Set down the lines that begin at the top of the records and end with the line containing "const FONT = 'DejaVu Sans';", and drop every picture.

# [Charts and diagrams as code]
********

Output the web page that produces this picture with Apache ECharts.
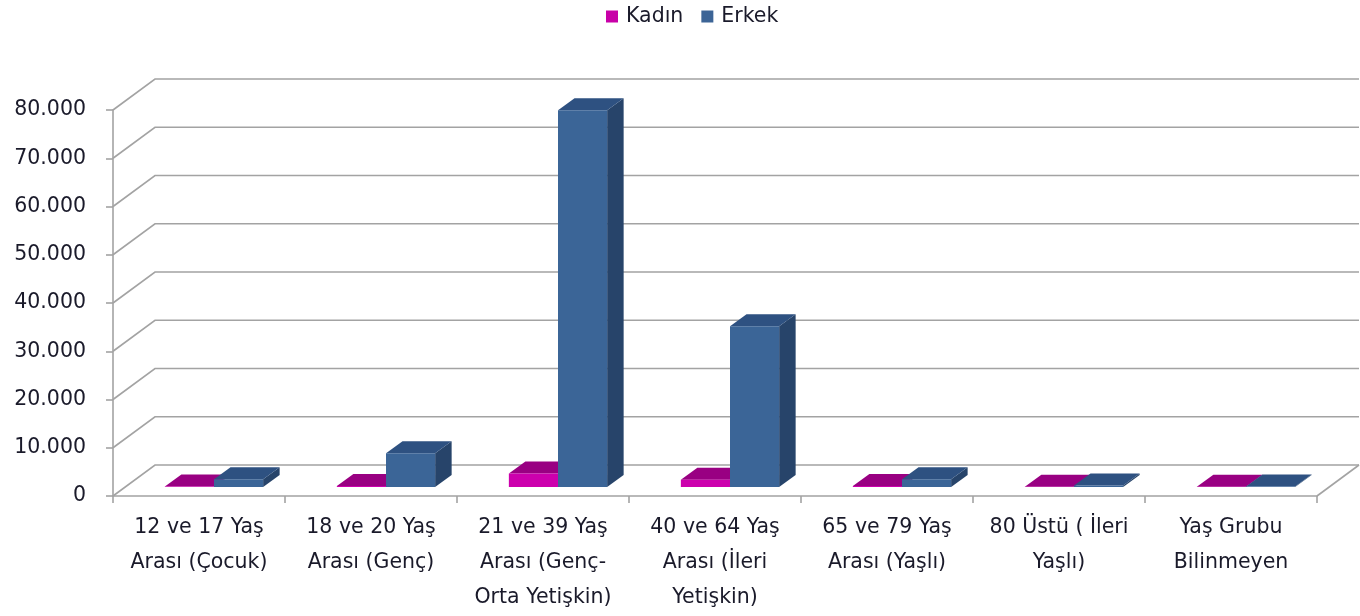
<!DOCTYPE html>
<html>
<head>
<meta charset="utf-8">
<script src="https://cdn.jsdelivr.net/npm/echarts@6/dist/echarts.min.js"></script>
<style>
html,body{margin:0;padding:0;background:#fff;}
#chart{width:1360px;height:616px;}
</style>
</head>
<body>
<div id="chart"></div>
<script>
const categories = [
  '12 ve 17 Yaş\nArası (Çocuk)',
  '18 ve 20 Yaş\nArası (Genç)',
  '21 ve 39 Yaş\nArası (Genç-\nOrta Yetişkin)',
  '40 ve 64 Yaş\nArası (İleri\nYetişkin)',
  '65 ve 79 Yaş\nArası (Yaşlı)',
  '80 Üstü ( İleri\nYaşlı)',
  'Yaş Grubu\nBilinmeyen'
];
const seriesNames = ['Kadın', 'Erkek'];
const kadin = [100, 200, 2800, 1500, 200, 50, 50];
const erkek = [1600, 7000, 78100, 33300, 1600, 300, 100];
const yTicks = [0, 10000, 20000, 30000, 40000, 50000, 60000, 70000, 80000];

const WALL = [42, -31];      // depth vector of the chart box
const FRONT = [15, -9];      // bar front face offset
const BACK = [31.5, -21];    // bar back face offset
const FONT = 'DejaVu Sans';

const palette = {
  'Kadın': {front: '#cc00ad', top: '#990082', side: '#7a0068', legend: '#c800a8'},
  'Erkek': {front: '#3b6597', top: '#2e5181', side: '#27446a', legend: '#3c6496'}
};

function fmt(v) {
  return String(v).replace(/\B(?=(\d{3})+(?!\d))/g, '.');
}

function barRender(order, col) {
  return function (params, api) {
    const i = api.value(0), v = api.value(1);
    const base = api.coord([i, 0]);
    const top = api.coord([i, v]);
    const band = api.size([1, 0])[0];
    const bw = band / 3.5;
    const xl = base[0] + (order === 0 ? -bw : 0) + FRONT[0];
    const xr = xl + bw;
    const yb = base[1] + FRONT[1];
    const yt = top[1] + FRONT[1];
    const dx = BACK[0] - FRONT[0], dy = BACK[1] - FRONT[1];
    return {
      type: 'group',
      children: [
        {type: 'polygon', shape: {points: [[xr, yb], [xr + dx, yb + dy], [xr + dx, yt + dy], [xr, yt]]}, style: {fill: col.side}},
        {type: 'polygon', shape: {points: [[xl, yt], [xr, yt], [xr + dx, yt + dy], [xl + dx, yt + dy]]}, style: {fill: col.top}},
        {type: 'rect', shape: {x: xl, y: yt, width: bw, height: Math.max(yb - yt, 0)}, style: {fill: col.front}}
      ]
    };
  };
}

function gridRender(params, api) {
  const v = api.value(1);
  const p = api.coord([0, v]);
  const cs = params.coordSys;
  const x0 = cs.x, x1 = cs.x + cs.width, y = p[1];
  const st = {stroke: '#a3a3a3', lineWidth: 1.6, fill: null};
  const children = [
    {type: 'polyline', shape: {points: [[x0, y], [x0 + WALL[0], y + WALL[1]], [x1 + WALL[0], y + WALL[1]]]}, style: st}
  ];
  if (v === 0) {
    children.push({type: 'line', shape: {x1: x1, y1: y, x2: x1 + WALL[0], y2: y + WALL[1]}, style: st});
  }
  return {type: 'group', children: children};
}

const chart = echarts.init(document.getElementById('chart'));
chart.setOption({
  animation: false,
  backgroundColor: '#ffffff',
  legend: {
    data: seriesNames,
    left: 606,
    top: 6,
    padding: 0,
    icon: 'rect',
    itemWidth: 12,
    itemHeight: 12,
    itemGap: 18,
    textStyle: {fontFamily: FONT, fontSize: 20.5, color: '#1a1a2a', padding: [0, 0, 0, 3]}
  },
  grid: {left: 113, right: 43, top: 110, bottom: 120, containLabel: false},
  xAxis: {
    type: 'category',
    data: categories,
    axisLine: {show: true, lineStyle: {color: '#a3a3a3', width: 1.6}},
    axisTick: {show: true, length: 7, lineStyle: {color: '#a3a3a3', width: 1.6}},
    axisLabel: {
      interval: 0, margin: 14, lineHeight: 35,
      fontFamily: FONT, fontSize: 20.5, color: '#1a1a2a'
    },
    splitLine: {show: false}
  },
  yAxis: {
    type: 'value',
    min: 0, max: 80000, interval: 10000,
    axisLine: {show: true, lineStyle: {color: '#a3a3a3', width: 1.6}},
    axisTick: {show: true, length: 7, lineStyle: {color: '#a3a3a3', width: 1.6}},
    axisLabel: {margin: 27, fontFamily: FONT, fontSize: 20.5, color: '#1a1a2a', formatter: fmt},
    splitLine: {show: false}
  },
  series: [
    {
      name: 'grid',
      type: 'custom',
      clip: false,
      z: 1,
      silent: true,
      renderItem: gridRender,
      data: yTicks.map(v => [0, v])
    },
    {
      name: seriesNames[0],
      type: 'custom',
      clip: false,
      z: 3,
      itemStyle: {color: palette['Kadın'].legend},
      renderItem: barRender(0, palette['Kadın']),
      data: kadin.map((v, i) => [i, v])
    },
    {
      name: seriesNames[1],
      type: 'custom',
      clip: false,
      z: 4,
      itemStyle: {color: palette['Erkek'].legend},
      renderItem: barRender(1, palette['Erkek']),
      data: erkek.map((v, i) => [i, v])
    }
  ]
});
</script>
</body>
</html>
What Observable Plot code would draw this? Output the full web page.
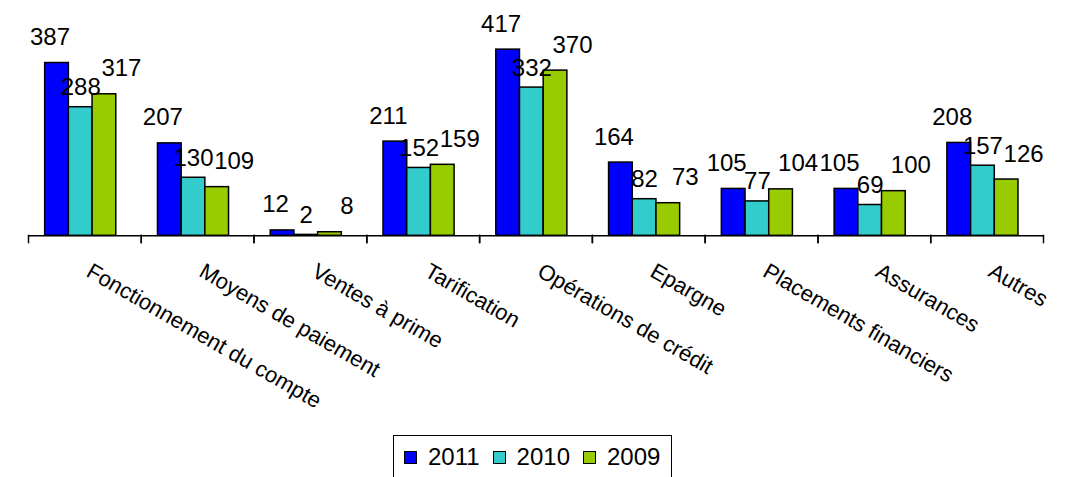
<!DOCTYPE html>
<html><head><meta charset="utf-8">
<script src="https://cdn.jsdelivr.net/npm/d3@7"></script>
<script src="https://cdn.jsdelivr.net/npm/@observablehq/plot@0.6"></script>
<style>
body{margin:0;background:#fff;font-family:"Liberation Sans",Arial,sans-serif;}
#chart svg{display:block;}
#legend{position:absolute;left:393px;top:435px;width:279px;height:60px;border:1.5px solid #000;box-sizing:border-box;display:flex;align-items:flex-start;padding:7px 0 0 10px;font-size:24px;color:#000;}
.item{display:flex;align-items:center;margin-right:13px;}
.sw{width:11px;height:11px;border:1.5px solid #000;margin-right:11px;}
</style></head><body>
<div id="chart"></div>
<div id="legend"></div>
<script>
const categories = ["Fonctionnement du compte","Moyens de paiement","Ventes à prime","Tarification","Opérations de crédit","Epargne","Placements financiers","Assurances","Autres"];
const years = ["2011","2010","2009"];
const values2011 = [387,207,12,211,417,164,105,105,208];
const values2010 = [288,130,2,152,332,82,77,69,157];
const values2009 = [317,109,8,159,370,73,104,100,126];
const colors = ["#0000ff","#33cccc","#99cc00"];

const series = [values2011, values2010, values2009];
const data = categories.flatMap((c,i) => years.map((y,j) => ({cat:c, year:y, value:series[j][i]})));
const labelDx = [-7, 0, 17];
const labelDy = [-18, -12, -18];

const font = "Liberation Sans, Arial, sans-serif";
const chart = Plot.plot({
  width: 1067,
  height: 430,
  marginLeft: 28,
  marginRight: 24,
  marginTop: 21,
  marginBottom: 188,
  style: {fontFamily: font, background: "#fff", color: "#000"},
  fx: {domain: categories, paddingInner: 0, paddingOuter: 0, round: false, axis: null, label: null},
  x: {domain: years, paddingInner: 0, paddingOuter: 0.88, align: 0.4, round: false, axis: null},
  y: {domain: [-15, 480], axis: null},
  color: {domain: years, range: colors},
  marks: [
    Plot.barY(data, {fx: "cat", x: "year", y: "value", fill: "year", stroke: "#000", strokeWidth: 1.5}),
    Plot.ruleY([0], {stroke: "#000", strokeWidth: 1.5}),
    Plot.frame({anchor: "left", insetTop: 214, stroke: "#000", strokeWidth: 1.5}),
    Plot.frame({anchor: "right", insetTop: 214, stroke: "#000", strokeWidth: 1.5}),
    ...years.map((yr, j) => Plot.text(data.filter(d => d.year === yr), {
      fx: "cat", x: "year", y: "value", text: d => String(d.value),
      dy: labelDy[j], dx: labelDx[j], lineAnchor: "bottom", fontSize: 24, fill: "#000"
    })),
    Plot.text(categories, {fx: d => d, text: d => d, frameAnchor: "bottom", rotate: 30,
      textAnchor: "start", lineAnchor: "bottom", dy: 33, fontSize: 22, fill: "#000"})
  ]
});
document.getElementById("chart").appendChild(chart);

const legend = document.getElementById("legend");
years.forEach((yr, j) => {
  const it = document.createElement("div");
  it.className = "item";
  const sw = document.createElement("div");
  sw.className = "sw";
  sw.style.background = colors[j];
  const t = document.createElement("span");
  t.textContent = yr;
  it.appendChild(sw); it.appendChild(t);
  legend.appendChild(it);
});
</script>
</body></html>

********

# [Response to this exercise]
Output the web page that produces this picture with Apache ECharts.
<!DOCTYPE html>
<html>
<head>
<meta charset="utf-8">
<script src="https://cdn.jsdelivr.net/npm/echarts@6/dist/echarts.min.js"></script>
<style>
html,body{margin:0;padding:0;background:#fff;}
#chart{width:1360px;height:616px;}
</style>
</head>
<body>
<div id="chart"></div>
<script>
const categories = [
  '12 ve 17 Yaş\nArası (Çocuk)',
  '18 ve 20 Yaş\nArası (Genç)',
  '21 ve 39 Yaş\nArası (Genç-\nOrta Yetişkin)',
  '40 ve 64 Yaş\nArası (İleri\nYetişkin)',
  '65 ve 79 Yaş\nArası (Yaşlı)',
  '80 Üstü ( İleri\nYaşlı)',
  'Yaş Grubu\nBilinmeyen'
];
const seriesNames = ['Kadın', 'Erkek'];
const kadin = [100, 200, 2800, 1500, 200, 50, 50];
const erkek = [1600, 7000, 78100, 33300, 1600, 300, 100];
const yTicks = [0, 10000, 20000, 30000, 40000, 50000, 60000, 70000, 80000];

const WALL = [42, -31];      // depth vector of the chart box
const FRONT = [15, -9];      // bar front face offset
const BACK = [31.5, -21];    // bar back face offset
const FONT = 'DejaVu Sans';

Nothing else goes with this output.